Leading run-scorer: Elyse Villani (611, Victoria)
Leading wicket-taker: Molly Strano (14, Victoria)
For a while, it appeared this competition could fall by the wayside but a reduced version was completed as the domestic season stretched well into April. A number of teams used it as a chance to blood younger players amid heavy workloads but the final at Bankstown was full of international stars (even with some absent at the IPL). However, the decisive innings came from Jack Edwards, one of New South Wales’ up-and-coming names, as they overpowered a hefty Western Australia batting line-up.
Leading run-scorer: Peter Handscomb (299, Victoria)

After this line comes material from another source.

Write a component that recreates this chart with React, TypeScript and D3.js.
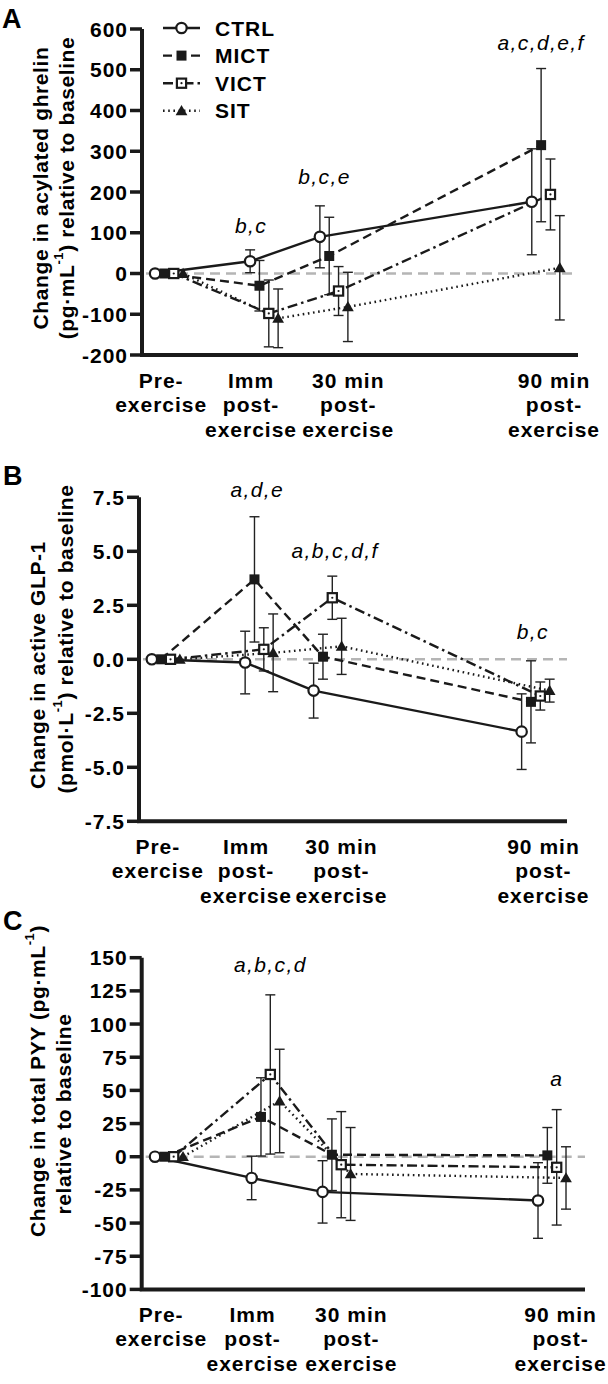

Leading wicket-taker: Joel Paris (Western Australia), Sean Abbott (New South Wales), Matt Kuhnemann (Queensland), Jackson Bird (Tasmania) – all with 10 wickets
It started in an Adelaide-based hub in October when border closures were still a major factor in Australia and concluded in front of 10,000 fans across four days at Allan Border Field in mid-April as Queensland secured the Shield for the ninth time. The postponement of the South Africa Test series meant the international players appeared much more than might have been the case which produced some high-quality cricket even if the pitches tended to be on the docile side. There was a lot of toil for the quicks but spinners had their chance to shine – with three in the top five wicket-takers – while batters often enjoyed themselves, with feats such as Will Pucovski’s back-to-back double hundreds and Cameron Green’s career-best 251.